A banking (currency) system is an act of faith: it survives only for as long as people believe it will” – Michael Lewis, Boomerang, 2011
Only 15 days ago, there were so many charts that looked ready to break out and participate in a year-end market rally. Fast forward two weeks of political inaction in the face of rising European sovereign debt yields and equity markets across the world look like Niagara Falls. A typical story of 2011 – the obvious rarely happens, the unexpected constantly occurs. Constant false breakouts and breakdowns that 2011 brought has gradually conditioned market participants to shrink their investing horizons. For better or for worse, we have all become traders.

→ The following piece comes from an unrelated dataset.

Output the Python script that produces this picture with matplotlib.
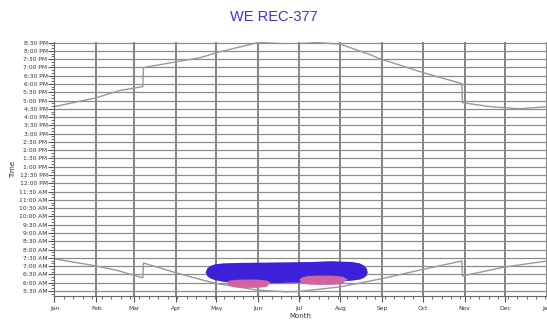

There is an apparent crisis of confidence in capital markets. No one wants to own European bonds, which makes the cost of borrowing unattainable for countries like Italy and Spain. The lack of trust often leads to liquidity crisis and a liquidity crisis is the shortest way to solvency crisis. In such an environment, no one can blame investors for being defensive. People are just going to cash until the political mess in Europe is resolved in one way or another.
For the week, the St50 momentum index lost 5.7%. $QQQ and $SPY fell 4.6%. There is no point highlighting certain sectors or giving individual assessment to stocks at this phase of the market. Relative strength is a powerful stock picking criteria, but there are times when equity selection is a waste of time and stocks just move together in groups. This characteristic is typical for downtrends.
Market sentiment is at a point where the major indexes can either crash 10%+ or rally 5-10% on some unexpected news. Fundamentals play little role here, obvious levels of support and resistance are irrelevant, and stocks trade on headlines and pure emotions. This is certainly not a time to be aggressive and for many it is wiser to just sit it out on the sidelines.
Capital constantly flows somewhere. In times when the return of principle is considered more important than seeking higher return, capital goes to perceived safety – U.S. dollars, U.S. Treasuries, Japanese Yen. The return that those asset classes provide is minimal, so money will not stay there forever. Sooner or later, capital will find a higher yielding asset to flow into. It has always done it and this time won’t be any different. Price action will be a safe leading indicator. We just have to lay low until the market makes her next move.